Now the pope seems willing to tone down the frenzy surrounding him, which included some iconic moments such as being named the person of the year by Time magazine and being featured on the covers of liberal flagships of the Western world like Rolling Stone magazine and the New Yorker. “I don’t like the ideological interpretations, a certain ‘mythology of Pope Francis’,” he said in an interview published this week by Corriere della Sera. “Sigmund Freud said that in every idealization there is an aggression. Depicting the pope as a sort of superman, a type of star, seems offensive to me. The pope is a man who laughs, cries, sleeps calmly and has friends like everyone ­— a normal person.”

He is no normal person and he knows it. In any case, he uses the normal person approach to his papacy as the perfect tactic to garner the outside support he needs to carry out reforms inside a Church he needs to keep afloat. And yet, the question that remains unanswered is how much he wishes to push for a change agenda that his new Superpope image would demand from him.
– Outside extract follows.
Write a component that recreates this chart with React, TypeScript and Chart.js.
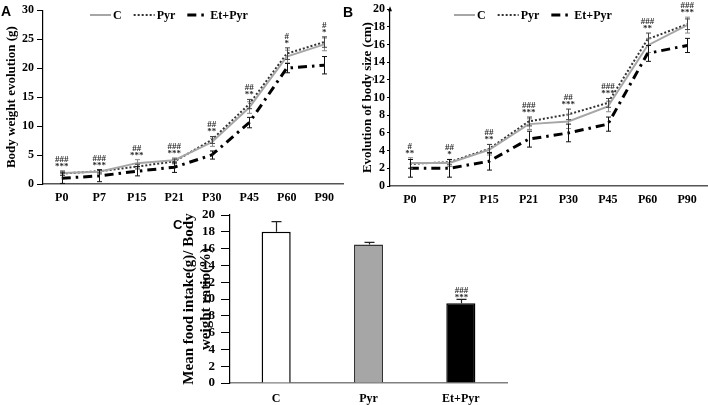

With the latest news being that Francis is on a list for potential winners of the Nobel Peace Prize this year, the resemblances between his first year in the Catholic throne and the ‘Yes, We Can‘ stage of Barack Obama’s presidency are increasingly noticeable. Pope Francis 2014 is Barack Obama 2009. The acid test for a leadership built overnight through political gesturing, speeches and projected proximity with the constituency is to deliver results, something that Obama mostly failed to do during his first six years in office — both at home and abroad. Overshooting expectations could be the pope’s Achilles’ heels too.

The pope is likely to have realized that, after collecting support, he now needs to either produce concrete change or lower the expectations about the change the Catholics “can believe in.” As any leader exposed to Argentina’s Peronism during most of his public life, the ultimate question for the pope is what he plans to do with the power and reputation he has accumulated so far.

A Pew poll conducted in the US ( ) shows an impressive level of support for Francis but it also indicates that the people would like to see the hope turned into change, if not immediately at least through time, even in thorny issues like same-sex marriage, priests getting married and women becoming priests. The number of Catholics viewing the pope as a change for the better is as high as 71 percent, rivalling John Paul II’s popularity at the peak of the Polish pontiff’s struggle to bring down Communism.

“He is the poor man’s pope,” says Magel, a 67-year-old school

nurse cited in the survey ( ). “He does his own thing. He’s a more normal, down-to-Earth person, and he seems connected with the people. We talk about Pope Francis just about every time we have dinner.” Magel adds she and her husband marvel at the daily news coming from the Vatican, such as the pope’s decision to renew his Argentine passport in February, just as any ordinary citizen would have done.

The pope emerged in a world in desperate need for global leaders. The Western mainstream media adopted him as its own darling. Ruling by gestures is effective to win love at first sight especially in a highly symbolical institution like the Church. But there comes a time when the street credibility approach might boomerang. During last Sunday’s Angelus message, a slip of his Italian got him to say the swear word cazzo instead of caso (case). Translations aside, that is a word that could have made Magel and her family choke over her dinner meal.